> [Given problem]:
Search the records below for the word "this" and show every line where it occurs.

> [Working data]:
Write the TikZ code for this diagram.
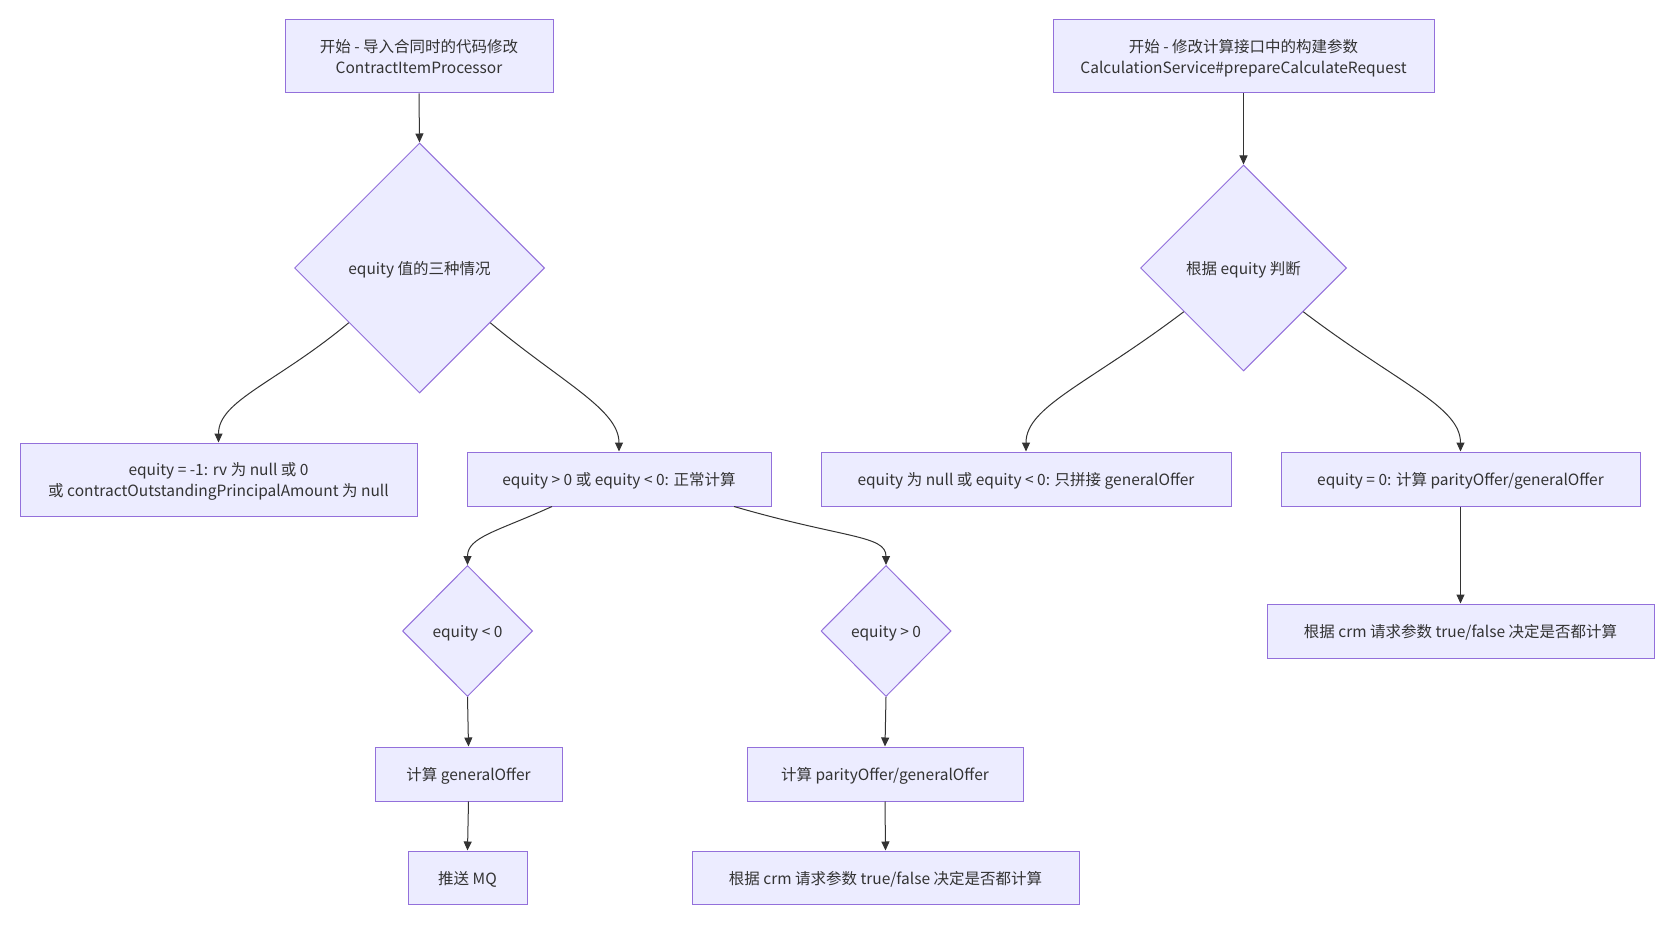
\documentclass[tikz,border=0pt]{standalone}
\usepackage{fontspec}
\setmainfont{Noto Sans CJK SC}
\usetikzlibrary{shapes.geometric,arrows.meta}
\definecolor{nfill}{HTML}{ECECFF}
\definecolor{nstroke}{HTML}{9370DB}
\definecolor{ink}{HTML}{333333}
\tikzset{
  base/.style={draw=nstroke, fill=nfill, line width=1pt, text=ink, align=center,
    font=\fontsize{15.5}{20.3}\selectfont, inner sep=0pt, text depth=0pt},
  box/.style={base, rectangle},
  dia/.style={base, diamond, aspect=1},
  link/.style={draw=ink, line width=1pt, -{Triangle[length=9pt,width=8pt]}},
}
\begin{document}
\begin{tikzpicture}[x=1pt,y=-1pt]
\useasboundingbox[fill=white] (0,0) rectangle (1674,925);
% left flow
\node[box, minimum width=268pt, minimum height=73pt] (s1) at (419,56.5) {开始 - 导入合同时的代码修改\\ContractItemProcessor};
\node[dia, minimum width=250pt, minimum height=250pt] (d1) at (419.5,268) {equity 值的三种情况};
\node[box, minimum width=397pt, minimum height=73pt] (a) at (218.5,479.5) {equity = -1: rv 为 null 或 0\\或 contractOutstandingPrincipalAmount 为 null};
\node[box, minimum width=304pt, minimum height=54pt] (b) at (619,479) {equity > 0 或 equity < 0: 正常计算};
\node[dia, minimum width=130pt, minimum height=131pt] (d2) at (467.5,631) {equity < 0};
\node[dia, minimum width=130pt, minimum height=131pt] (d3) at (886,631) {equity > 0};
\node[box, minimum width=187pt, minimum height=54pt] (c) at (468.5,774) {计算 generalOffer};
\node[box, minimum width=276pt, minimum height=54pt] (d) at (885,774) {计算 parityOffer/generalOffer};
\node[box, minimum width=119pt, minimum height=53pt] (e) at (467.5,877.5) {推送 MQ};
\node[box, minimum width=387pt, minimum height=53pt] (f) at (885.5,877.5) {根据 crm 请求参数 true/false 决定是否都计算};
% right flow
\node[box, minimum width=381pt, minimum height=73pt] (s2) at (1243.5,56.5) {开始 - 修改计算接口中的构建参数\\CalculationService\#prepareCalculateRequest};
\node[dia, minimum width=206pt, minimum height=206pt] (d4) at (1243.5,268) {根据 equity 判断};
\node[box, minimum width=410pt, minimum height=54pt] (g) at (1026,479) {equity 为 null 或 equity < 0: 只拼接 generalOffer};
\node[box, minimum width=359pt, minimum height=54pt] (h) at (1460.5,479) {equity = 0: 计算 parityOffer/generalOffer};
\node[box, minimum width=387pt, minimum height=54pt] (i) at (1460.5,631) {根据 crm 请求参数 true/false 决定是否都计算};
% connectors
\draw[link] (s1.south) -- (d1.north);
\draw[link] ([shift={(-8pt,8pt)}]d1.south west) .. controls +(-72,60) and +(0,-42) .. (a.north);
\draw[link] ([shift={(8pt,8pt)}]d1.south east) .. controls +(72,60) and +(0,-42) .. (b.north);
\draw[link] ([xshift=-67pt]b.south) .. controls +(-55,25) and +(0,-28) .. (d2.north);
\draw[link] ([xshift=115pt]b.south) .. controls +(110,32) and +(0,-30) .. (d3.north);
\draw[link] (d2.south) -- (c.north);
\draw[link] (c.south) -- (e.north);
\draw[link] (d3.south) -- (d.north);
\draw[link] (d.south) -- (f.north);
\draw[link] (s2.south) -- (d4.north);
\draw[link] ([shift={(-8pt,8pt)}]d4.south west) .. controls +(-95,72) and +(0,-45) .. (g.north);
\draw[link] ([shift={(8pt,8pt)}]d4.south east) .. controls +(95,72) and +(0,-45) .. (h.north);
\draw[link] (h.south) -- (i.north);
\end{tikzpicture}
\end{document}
==
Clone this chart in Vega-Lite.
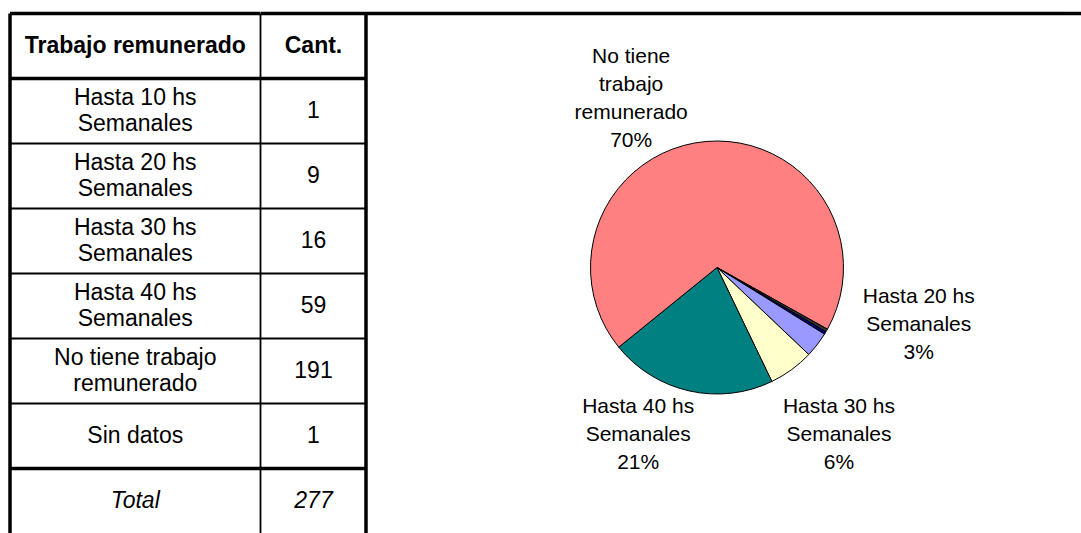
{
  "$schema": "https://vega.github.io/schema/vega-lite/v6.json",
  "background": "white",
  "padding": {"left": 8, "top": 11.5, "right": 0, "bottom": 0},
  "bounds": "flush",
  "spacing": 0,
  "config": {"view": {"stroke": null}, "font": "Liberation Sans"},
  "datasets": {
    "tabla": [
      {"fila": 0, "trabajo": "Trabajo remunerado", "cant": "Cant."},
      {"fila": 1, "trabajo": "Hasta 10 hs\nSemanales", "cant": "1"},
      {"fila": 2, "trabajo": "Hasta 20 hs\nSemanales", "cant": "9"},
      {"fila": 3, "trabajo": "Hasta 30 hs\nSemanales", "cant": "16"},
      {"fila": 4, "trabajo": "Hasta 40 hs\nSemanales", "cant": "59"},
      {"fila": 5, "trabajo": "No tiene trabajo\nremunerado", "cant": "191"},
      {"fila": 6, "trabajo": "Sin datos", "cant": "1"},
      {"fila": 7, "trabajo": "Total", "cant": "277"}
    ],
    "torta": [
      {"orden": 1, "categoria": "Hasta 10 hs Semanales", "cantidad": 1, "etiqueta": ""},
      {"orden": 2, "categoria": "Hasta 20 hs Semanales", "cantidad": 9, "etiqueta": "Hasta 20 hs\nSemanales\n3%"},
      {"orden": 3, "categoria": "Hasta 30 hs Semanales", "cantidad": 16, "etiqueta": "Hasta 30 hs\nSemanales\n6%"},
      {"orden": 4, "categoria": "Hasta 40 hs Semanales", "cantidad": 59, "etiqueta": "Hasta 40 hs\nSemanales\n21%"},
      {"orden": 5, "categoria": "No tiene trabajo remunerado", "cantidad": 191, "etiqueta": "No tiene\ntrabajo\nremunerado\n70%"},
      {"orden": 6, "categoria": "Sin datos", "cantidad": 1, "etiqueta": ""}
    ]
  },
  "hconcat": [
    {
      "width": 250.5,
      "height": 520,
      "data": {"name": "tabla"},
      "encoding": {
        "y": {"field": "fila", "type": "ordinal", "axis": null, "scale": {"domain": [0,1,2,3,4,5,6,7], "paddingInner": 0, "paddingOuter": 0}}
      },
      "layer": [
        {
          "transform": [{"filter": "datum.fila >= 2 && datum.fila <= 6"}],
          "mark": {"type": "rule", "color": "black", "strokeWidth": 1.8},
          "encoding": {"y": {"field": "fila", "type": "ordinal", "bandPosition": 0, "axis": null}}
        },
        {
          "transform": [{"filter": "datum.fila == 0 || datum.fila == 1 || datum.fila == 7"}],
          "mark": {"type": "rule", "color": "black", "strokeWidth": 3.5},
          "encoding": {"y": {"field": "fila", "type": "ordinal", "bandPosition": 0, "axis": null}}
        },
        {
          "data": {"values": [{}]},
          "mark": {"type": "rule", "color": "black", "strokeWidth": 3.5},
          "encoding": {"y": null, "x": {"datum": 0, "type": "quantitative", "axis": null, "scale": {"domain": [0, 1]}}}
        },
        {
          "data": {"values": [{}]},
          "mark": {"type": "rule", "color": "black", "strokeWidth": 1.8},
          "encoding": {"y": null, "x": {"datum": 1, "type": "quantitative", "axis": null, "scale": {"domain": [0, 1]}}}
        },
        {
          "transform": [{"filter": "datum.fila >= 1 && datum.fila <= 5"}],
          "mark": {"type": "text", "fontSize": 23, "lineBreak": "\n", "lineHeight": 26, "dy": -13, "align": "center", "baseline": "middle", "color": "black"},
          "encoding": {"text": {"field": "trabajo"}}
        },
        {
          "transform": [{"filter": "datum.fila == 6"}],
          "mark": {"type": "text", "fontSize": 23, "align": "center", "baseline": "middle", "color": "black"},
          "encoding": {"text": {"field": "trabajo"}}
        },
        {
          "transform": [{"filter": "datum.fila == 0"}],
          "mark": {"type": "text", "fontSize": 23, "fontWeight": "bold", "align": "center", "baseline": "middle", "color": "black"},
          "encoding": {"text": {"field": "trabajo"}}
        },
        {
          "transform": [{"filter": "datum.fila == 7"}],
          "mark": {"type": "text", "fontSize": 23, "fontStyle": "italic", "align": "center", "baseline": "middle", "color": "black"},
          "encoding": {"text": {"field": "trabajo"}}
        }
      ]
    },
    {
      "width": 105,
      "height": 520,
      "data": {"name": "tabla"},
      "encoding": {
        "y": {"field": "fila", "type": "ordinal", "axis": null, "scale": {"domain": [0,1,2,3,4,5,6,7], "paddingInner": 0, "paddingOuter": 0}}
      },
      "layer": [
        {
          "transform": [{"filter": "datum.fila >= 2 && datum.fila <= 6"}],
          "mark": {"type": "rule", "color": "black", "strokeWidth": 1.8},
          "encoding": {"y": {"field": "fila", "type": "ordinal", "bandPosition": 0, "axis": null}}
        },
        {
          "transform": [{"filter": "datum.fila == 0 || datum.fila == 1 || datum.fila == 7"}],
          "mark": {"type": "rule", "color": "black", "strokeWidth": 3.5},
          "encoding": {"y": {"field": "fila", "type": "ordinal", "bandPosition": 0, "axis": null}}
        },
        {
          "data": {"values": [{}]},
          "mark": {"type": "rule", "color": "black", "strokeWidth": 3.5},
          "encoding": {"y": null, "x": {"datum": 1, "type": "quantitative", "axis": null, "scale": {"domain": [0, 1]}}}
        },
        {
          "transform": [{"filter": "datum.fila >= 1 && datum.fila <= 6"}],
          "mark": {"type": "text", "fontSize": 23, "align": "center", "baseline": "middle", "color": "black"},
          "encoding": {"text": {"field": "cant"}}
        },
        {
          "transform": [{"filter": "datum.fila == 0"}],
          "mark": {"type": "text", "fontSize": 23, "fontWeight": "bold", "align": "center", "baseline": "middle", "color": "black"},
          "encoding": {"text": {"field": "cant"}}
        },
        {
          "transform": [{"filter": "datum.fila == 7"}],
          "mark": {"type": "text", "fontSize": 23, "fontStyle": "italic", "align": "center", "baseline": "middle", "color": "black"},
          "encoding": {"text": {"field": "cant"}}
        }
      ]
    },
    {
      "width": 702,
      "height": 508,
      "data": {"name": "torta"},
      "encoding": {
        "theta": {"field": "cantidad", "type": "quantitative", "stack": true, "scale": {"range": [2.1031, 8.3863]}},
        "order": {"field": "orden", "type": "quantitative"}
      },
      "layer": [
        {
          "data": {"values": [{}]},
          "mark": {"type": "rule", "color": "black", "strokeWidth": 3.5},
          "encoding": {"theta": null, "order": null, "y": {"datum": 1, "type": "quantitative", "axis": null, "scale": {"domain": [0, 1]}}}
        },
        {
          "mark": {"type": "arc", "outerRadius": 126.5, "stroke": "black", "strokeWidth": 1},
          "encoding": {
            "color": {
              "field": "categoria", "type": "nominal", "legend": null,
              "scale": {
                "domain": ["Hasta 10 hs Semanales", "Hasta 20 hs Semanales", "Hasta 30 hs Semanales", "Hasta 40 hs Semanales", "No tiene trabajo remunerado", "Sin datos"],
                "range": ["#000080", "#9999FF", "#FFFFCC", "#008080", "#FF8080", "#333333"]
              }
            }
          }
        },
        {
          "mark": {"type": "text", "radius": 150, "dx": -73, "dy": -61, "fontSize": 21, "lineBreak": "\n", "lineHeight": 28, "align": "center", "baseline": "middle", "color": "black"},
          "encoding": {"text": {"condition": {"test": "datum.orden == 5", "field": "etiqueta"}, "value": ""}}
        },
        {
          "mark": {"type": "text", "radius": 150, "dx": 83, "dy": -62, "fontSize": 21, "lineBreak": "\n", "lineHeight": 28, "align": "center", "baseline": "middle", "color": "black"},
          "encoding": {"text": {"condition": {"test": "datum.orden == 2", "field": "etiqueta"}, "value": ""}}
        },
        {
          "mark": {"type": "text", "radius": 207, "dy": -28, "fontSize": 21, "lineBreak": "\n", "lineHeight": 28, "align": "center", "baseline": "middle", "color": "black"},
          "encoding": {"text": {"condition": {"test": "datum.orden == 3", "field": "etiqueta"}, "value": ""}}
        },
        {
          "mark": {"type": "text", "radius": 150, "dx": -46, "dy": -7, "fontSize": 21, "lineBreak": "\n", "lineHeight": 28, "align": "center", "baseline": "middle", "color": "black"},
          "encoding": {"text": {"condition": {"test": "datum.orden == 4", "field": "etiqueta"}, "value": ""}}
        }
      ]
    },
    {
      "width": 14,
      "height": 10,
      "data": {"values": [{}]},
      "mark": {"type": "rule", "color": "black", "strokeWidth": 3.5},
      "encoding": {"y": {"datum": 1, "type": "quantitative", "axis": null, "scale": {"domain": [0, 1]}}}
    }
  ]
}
---
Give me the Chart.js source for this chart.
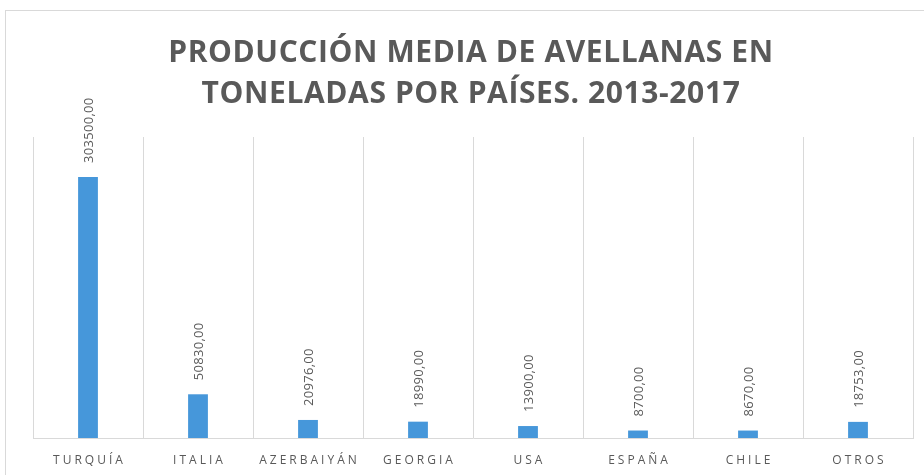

> [Completed exercise]:
Write the TikZ code for this diagram.
Clone this chart in Vega-Lite.
Give me the Chart.js source for this chart.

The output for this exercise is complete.